The summit was to be hosted by the Japanese government yesterday and today in Tokyo, but was postponed after Iraqi Environment Minister Nermin Othman was needed at home for constitutional negotiations, said Robert Bisset, a spokesman for the UN Environment Program (UNEP).
A new date and location have not been decided. Japan, which called off the meeting in consultation with UNEP, may offer to host a rescheduled event but must first discuss the matter with Iraq, the UN and other donors, Foreign Ministry official Yoshiko Nagayama said.
The UN had hoped the conference would raise money for restoration and coordinate projects by Japan, the US, Canada and Italy.
The delay follows a UNEP announcement on Wednesday that the marshlands have made a rapid recovery since being nearly decimated under the regime of former Iraqi president Saddam Hussein.
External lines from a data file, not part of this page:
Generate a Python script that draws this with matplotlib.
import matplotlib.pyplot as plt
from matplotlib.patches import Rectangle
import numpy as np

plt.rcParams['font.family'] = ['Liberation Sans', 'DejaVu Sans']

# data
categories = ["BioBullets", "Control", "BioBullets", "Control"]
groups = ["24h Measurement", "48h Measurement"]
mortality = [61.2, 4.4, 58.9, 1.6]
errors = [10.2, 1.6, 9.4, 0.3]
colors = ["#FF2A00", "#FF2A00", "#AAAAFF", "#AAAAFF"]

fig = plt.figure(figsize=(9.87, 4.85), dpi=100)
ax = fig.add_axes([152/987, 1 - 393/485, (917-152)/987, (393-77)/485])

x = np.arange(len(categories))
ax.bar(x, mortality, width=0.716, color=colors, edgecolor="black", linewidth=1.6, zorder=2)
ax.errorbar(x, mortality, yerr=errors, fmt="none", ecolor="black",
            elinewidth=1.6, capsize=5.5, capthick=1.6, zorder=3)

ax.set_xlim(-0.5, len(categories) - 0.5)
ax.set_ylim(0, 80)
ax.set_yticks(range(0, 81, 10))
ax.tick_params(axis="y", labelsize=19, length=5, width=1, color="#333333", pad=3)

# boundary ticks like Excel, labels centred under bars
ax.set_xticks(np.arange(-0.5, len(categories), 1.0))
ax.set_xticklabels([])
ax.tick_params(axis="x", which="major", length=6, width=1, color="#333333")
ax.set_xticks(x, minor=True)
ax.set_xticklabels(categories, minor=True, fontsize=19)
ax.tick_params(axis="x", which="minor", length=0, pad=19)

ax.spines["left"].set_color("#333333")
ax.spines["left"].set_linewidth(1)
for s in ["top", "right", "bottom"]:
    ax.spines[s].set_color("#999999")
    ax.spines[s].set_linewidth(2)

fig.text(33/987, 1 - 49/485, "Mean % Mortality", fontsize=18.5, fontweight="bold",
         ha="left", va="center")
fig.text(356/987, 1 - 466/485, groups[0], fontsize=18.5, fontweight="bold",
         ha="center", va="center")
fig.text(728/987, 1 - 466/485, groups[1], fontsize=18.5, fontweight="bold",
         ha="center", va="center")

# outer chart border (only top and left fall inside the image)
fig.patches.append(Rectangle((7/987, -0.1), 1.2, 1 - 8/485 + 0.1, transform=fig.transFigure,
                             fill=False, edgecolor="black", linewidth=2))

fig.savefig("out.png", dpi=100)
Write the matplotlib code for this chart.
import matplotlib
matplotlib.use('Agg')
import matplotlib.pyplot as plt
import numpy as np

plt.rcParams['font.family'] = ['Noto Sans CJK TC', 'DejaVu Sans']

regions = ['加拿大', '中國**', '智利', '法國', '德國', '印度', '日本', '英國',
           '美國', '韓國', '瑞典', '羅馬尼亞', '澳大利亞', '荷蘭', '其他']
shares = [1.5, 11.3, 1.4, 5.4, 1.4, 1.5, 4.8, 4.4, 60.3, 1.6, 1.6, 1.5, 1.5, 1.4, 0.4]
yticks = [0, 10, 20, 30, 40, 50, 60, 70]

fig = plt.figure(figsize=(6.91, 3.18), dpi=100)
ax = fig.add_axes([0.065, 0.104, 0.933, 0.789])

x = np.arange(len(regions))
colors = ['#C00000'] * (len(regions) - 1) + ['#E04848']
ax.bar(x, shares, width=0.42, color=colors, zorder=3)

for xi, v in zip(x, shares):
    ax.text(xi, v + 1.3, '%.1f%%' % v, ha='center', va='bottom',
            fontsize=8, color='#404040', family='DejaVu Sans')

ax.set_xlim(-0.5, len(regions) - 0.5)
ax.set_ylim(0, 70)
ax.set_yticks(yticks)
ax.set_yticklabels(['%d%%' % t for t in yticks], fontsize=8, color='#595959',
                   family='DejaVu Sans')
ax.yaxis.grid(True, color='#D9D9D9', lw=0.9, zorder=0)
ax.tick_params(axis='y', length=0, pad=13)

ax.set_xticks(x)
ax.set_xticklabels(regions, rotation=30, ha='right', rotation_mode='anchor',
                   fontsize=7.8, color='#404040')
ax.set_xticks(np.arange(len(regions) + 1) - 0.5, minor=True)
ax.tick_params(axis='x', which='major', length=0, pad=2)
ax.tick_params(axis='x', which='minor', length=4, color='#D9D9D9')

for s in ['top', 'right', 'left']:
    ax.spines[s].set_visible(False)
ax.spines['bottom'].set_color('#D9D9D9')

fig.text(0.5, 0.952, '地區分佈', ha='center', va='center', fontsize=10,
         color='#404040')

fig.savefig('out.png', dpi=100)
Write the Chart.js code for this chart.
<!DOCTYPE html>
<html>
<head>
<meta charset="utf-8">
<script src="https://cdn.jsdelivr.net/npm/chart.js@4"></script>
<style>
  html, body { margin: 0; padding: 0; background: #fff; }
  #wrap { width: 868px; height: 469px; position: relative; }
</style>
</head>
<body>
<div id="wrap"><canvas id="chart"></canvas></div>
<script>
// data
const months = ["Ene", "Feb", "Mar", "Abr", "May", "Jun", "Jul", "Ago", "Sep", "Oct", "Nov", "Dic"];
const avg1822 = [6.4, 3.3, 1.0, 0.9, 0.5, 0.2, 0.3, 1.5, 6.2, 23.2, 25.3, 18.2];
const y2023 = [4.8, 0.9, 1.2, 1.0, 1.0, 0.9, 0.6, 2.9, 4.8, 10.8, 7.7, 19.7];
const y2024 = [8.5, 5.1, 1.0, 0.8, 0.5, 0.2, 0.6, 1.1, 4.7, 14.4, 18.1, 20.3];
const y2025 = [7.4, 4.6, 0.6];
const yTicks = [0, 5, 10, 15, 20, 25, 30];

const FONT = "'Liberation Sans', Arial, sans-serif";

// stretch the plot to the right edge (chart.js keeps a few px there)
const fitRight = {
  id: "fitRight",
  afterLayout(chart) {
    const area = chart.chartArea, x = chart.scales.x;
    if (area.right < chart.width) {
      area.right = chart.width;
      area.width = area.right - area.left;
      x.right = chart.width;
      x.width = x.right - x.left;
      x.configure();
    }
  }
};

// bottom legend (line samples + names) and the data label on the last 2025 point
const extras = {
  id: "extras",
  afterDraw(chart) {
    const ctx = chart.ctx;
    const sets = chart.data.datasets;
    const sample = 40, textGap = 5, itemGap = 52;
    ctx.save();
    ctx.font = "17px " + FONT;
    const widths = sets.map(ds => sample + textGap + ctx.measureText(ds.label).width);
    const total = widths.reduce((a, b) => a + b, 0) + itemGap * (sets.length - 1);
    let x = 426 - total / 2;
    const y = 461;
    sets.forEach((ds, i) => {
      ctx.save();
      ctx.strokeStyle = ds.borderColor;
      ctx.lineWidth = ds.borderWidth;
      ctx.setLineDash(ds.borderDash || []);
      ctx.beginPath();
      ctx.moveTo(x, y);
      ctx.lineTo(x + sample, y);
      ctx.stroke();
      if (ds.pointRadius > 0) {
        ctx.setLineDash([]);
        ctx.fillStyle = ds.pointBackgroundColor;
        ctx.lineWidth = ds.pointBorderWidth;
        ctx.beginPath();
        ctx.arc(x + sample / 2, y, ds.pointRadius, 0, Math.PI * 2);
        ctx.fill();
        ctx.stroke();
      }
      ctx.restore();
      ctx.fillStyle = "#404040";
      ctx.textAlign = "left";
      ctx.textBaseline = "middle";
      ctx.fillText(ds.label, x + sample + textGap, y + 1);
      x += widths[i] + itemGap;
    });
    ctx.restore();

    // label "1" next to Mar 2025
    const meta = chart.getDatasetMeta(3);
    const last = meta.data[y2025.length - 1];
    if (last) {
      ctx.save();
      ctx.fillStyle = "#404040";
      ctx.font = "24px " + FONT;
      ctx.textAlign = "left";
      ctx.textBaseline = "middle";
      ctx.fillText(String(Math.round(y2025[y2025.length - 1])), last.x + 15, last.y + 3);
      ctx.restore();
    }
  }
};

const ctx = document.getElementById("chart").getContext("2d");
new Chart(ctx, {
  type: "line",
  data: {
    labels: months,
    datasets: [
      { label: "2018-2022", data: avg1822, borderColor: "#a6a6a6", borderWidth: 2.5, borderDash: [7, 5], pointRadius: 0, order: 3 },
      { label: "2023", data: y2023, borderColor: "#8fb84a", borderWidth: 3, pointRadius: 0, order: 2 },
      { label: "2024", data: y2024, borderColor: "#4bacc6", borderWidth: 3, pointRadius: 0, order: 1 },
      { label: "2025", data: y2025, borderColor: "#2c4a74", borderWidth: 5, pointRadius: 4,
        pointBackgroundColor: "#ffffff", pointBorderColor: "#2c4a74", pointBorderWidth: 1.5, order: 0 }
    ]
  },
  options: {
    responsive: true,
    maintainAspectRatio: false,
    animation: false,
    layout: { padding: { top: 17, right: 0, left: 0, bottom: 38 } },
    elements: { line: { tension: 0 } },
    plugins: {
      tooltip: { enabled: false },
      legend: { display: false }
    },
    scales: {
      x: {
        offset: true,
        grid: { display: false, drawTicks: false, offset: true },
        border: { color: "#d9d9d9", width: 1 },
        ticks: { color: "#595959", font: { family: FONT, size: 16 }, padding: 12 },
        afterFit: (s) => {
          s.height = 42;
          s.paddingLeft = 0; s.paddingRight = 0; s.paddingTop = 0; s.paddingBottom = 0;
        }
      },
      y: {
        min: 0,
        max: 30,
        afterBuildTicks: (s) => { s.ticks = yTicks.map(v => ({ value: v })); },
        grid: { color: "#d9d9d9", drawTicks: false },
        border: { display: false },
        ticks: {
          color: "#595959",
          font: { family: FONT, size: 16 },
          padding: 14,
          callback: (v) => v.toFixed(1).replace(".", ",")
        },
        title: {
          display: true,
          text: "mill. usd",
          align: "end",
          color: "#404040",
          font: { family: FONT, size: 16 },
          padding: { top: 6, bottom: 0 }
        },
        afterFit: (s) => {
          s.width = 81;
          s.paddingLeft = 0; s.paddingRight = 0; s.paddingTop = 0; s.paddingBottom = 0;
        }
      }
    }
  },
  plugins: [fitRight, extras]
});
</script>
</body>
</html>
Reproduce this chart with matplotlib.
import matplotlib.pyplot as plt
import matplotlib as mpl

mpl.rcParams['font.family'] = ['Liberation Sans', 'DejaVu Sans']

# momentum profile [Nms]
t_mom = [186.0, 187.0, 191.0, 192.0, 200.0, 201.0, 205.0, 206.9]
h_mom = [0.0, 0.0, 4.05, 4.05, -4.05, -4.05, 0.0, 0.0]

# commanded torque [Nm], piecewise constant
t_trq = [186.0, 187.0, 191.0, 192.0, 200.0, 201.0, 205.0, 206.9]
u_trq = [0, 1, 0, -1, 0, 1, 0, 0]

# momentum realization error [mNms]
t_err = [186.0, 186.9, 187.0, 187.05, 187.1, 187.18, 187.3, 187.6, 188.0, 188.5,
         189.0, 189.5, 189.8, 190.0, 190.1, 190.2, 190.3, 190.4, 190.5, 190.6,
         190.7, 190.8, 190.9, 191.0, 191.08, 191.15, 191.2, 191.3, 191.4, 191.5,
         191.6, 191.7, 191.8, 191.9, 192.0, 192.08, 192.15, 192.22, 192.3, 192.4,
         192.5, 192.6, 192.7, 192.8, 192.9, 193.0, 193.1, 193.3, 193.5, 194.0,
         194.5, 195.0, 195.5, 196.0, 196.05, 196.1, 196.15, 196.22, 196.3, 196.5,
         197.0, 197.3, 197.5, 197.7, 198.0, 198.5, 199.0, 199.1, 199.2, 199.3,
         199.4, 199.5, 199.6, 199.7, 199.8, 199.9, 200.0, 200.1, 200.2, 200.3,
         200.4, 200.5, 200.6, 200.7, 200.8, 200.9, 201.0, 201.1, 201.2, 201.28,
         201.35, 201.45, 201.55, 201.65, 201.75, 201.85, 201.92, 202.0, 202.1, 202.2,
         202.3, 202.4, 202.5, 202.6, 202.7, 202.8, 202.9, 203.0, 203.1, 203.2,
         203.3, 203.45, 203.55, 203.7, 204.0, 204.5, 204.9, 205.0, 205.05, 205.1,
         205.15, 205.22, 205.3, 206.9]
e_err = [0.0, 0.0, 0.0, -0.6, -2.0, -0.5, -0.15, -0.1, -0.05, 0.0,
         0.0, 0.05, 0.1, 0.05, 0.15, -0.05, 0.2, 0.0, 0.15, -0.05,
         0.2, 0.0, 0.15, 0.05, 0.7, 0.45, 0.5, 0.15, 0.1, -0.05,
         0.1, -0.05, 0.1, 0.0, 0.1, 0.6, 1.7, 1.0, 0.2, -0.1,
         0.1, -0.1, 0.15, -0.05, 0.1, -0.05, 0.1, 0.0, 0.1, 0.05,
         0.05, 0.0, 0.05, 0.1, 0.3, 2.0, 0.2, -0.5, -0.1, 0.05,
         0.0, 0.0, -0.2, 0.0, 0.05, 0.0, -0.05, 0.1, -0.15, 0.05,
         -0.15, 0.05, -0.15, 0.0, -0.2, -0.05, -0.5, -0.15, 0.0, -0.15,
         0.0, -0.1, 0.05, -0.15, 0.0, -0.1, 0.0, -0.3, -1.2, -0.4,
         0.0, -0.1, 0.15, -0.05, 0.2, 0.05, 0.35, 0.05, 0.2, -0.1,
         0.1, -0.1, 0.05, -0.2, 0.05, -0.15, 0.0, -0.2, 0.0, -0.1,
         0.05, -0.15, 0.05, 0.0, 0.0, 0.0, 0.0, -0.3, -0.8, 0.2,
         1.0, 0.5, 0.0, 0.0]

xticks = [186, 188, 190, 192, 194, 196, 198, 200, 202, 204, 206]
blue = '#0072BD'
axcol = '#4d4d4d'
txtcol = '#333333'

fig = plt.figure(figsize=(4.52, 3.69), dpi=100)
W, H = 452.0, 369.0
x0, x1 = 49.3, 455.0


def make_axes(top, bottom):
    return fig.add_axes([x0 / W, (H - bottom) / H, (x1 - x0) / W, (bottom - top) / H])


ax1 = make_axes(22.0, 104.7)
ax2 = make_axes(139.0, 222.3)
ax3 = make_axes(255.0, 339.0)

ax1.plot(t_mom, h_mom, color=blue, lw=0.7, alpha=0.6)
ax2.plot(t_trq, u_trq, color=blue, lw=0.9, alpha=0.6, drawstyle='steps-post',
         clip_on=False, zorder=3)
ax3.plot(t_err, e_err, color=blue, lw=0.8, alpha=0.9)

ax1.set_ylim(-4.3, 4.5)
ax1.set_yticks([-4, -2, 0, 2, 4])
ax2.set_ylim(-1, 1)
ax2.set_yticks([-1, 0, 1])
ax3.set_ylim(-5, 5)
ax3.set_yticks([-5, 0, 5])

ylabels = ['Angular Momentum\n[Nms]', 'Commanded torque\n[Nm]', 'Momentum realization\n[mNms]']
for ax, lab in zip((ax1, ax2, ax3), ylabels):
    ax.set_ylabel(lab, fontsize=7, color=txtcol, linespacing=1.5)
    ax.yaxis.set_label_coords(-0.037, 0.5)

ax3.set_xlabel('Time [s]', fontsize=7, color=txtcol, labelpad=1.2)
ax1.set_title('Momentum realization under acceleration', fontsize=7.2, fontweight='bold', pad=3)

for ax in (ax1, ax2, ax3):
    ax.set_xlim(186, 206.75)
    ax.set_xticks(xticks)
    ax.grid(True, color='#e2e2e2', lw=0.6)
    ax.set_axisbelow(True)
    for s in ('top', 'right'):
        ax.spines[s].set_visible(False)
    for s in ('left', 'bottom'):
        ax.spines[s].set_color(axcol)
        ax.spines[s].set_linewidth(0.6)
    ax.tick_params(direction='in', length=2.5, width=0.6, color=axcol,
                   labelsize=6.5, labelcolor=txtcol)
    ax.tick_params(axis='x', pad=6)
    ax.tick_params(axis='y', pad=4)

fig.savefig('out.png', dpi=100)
"Everybody's waiting to see what happens in Iraq with regard to the constitutional process and the question of elections there," Bisset said. "There are a lot of challenges ahead, that's for sure."
Saddam drained much of the Mesopotamian waters between the Tigris and Euphrates rivers in the 1990s -- building dams and canals to pull away water -- in an apparent punishment because the marsh inhabitants supported a Shiite rebellion after the 1991 Persian Gulf War.
Of the almost 9,324km2 of marshes in 1970, the area shrank by 90 percent to 700km2 by 2002. As recently as 2001, some experts forecast the marshlands would disappear by 2008.
Instead, the new satellite imagery shows a rapid increase in water and vegetation cover, with the marshes rebounding to about 37 percent of their 1970 reach, the UNEP said on Wednesday.